At some point, IBM management decided that developing a separate product
made no sense. In my mind's eye I can hear some bigwig: 'Why not
leverage the economies of scale and use the Enterprise-ready Eclipse
tooling that another IBM division is working on?' So they did. They
rewrote most of the functionality of Code as Eclipse plugins, and WDSC
was born.

That was the predecessor of RDi, and that's how we got here. IBM spent
a lot of effort treading water (i.e. porting existing functionality) and
that was effort not spent on delivering more advanced features.

Today, the RDi team are turning out some very nice work. They're torn,
of course, by management wanting to deliver cutting edge web tooling and
RPGers like me who want RPG refactoring. :-) Every release is better
than the last, and we're finally moving into territory that's beyond the
low bar of GUIfying the command line. In the 9.1 release we're getting
line level code coverage tooling, very nice.

I feel OK discussing philosophy here on non-tech but I think I'm pushing
it if I get into details of how RDi works. If you'd like, subscribe to
the WDSCI-L list and we can get into some detail there. One thing to
bear in mind is that there are many different flows... ways to approach
working with code. I tend to set up a separate connexion for each
project, and create unique filters for each application but I've
discovered that most other developers have a different approach. So the
problems they see, I may not. And the things that bug the living
daylights out of me, other people think are nits. (I dearly miss a
macro language and regular expression search AND REPLACE).

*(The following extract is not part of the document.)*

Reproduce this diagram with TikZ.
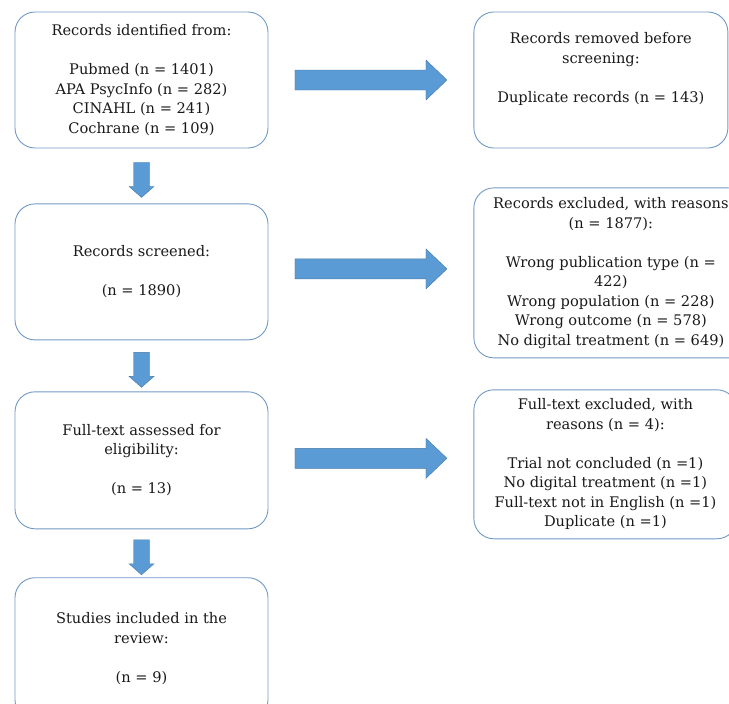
\documentclass[tikz,border=0pt]{standalone}
\usepackage{fontspec}
\setmainfont{DejaVu Serif}
\usetikzlibrary{positioning,calc}
\definecolor{bordecaja}{RGB}{112,152,196}
\definecolor{azulflecha}{RGB}{91,155,213}
\definecolor{bordeflecha}{RGB}{70,120,165}
\definecolor{textocaja}{RGB}{25,25,25}

\begin{document}
\begin{tikzpicture}[x=1pt, y=-1pt,
    caja/.style={draw=bordecaja, line width=0.9pt, rounded corners=20pt, align=center,
                 font=\fontsize{14.6}{19.5}\selectfont, text=textocaja, inner sep=3pt,
                 minimum width=253pt, minimum height=136pt},
    flecha/.style={fill=azulflecha, draw=bordeflecha, line width=0.4pt},
    flechader/.pic={\draw[flecha] (-76,-10) -- (55,-10) -- (55,-20) -- (76,0)
                    -- (55,20) -- (55,10) -- (-76,10) -- cycle;},
    flechaaba/.pic={\draw[flecha] (-8,-17.5) -- (8,-17.5) -- (8,6.5) -- (12.5,6.5)
                    -- (0,17.5) -- (-12.5,6.5) -- (-8,6.5) -- cycle;}]
  \clip (0,0) rectangle (729,704);
  % columna izquierda
  \node[caja] (ident) at (141.5,80) {%
    Records identified from:\\[19.5pt]
    Pubmed (n = 1401)\\ APA PsycInfo (n = 282)\\ CINAHL (n = 241)\\ Cochrane (n = 109)};
  \node[caja, below=55pt of ident] (cribado) {%
    Records screened:\\[19.5pt] (n = 1890)};
  \node[caja, below=51pt of cribado, minimum height=137pt] (completo) {%
    Full-text assessed for\\ eligibility:\\[19.5pt] (n = 13)};
  \node[caja, below=48pt of completo, minimum height=142pt] (incluidos) {%
    Studies included in the\\ review:\\[19.5pt] (n = 9)};
  % columna derecha
  \node[caja, right=205pt of ident, minimum width=254pt] (removidos) {%
    Records removed before\\ screening:\\[19.5pt] Duplicate records (n = 143)\\[6pt]\mbox{}};
  \node[caja, right=205pt of cribado, yshift=-1pt, minimum width=274pt, minimum height=170pt] (excluidos) {%
    Records excluded, with reasons\\ (n = 1877):\\[19.5pt]
    Wrong publication type (n =\\ 422)\\ Wrong population (n = 228)\\
    Wrong outcome (n = 578)\\ No digital treatment (n = 649)};
  \node[caja, right=205pt of completo, yshift=-4pt, minimum width=263pt, minimum height=149pt] (textoexcl) {%
    Full-text excluded, with\\ reasons (n = 4):\\[19.5pt]
    Trial not concluded (n =1)\\ No digital treatment (n =1)\\
    Full-text not in English (n =1)\\ Duplicate (n =1)};
  % flechas
  \pic at ($(ident.south)!0.5!(cribado.north)+(0,4)$) {flechaaba};
  \pic at ($(cribado.south)!0.5!(completo.north)+(0,4)$) {flechaaba};
  \pic at ($(completo.south)!0.5!(incluidos.north)+(0,4)$) {flechaaba};
  \pic at ($(ident.east)!0.5!(ident.east -| removidos.west)$) {flechader};
  \pic at ($(cribado.east)!0.5!(cribado.east -| excluidos.west)+(0,-3)$) {flechader};
  \pic at ($(completo.east)!0.5!(completo.east -| textoexcl.west)+(0,-2)$) {flechader};
\end{tikzpicture}
\end{document}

So there are
differences between several of us on that list, but the things I've
learnt by reading how others approach a problem! Well worth it for me.

So, to close the circle, I don't think we midrangers ever had a
development environment. RDi is a far better editor than SEU [...]
But RDi is no development environment. It certainly does not
provide the RPG programmer with the same tooling that Eclipse
provides a C or Java programmer on Linux.

To me, this is kind of sad. I hope that long-time midrangers
understand that it's this kind of thing that makes outsiders or
newcomers react they way they do to IBMs pricing and technology. It's
*definitely* this kind of thing that makes it an uphill battle to
attract the best new talent to the platform.

I realise all too late that my note sounds like a cry in the dark. I
don't use RDi because it sucks the least. I use RDi because it's
genuinely made my programming (not just editing) better. That doesn't
mean I will settle for minimally acceptable: I want a development
environment that rivals those found on other platforms.

Having said that, the midrange is a different beast. I could write all
my apps in C, with EMACS and make but I'd be missing out on a lot of
very wonderful things IBM i offers that I can't get on Linux or Windows.
People coming to this platform should try to grok that, and not write
RPG as though it were C with a funny accent.

The fact that some midrangers can have this discussion is a very
positive sign for the platform in my opinion. It means that more of us
are familiar with how the other side does programming. I bet that we'll
take the best of what they have and integrate it with the best of what
we already have. We've been doing that for a long time now.